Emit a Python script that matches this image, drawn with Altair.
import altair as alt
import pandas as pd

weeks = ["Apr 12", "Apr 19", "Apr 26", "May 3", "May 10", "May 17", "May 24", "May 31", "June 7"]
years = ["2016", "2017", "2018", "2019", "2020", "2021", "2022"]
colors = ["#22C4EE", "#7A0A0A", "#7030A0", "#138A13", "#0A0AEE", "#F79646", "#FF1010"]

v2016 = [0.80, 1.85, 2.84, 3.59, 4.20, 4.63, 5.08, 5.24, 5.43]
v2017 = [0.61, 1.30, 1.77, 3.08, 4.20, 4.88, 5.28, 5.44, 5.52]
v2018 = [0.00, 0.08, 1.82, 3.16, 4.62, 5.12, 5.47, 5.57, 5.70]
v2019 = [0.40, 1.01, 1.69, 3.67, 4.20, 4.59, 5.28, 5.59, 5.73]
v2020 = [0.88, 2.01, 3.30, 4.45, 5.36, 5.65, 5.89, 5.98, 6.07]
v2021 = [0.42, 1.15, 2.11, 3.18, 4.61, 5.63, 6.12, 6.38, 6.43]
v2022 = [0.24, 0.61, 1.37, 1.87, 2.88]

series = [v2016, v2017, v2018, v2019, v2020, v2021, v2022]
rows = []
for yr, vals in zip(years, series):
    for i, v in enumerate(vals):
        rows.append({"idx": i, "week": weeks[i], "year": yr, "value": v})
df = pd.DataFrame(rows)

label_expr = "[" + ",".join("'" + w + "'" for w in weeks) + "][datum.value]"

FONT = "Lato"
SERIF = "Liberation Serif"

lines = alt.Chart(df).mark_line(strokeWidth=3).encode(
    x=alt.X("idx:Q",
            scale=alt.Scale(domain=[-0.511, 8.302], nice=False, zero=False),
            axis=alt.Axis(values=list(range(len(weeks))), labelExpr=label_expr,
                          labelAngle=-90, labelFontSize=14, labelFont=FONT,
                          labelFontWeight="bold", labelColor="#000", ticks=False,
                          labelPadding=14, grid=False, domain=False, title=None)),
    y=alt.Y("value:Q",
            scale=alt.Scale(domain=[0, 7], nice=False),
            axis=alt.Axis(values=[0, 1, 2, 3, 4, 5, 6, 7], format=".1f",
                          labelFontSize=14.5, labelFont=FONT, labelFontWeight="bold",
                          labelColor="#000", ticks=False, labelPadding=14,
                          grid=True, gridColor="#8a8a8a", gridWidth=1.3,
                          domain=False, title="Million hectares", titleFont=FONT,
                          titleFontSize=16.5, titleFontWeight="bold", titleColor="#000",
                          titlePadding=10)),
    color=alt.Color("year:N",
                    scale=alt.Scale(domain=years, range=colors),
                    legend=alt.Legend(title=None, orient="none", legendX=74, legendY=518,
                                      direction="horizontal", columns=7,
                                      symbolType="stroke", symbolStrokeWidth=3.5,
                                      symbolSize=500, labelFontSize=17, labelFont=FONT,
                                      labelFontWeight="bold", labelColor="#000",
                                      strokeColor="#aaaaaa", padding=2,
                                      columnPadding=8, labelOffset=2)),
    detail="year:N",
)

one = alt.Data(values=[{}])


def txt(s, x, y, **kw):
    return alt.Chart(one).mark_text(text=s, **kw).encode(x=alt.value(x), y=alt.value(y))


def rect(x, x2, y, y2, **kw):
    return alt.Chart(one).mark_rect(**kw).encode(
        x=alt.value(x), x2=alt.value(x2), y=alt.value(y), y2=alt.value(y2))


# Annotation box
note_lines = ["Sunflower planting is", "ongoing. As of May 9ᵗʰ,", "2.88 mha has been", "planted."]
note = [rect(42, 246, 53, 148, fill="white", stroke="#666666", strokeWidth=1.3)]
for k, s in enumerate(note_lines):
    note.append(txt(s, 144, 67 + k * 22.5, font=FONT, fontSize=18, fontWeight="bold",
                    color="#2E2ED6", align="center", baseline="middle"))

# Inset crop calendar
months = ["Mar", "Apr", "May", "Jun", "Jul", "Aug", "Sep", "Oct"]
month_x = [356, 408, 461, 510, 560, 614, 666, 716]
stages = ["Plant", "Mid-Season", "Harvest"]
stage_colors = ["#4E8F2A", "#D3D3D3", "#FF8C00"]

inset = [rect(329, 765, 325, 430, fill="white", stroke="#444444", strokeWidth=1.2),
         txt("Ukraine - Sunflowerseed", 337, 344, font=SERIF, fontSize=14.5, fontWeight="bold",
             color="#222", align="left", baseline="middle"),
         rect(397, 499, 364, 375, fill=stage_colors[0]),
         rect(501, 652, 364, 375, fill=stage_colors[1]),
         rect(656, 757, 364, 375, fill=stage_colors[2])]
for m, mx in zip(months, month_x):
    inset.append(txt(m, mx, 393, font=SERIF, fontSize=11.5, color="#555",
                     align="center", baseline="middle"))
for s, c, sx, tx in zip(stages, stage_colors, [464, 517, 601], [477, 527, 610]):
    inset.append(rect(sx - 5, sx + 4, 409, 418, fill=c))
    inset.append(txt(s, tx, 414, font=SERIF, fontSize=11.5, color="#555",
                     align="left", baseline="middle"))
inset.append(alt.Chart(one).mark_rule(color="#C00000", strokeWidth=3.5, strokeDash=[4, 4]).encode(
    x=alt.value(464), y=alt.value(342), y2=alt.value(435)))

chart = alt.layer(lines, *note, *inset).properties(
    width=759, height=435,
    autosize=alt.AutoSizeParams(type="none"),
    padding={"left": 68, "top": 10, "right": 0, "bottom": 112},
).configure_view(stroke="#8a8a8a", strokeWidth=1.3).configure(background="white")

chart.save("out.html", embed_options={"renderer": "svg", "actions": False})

● Your goal
Lines from the start of the material above through the line containing "v2022 = [0.24, 0.61, 1.37, 1.87, 2.88]" are to be duplicated exactly, and only those.

● Answer to this problem
Emit a Python script that matches this image, drawn with Altair.
import altair as alt
import pandas as pd

weeks = ["Apr 12", "Apr 19", "Apr 26", "May 3", "May 10", "May 17", "May 24", "May 31", "June 7"]
years = ["2016", "2017", "2018", "2019", "2020", "2021", "2022"]
colors = ["#22C4EE", "#7A0A0A", "#7030A0", "#138A13", "#0A0AEE", "#F79646", "#FF1010"]

v2016 = [0.80, 1.85, 2.84, 3.59, 4.20, 4.63, 5.08, 5.24, 5.43]
v2017 = [0.61, 1.30, 1.77, 3.08, 4.20, 4.88, 5.28, 5.44, 5.52]
v2018 = [0.00, 0.08, 1.82, 3.16, 4.62, 5.12, 5.47, 5.57, 5.70]
v2019 = [0.40, 1.01, 1.69, 3.67, 4.20, 4.59, 5.28, 5.59, 5.73]
v2020 = [0.88, 2.01, 3.30, 4.45, 5.36, 5.65, 5.89, 5.98, 6.07]
v2021 = [0.42, 1.15, 2.11, 3.18, 4.61, 5.63, 6.12, 6.38, 6.43]
v2022 = [0.24, 0.61, 1.37, 1.87, 2.88]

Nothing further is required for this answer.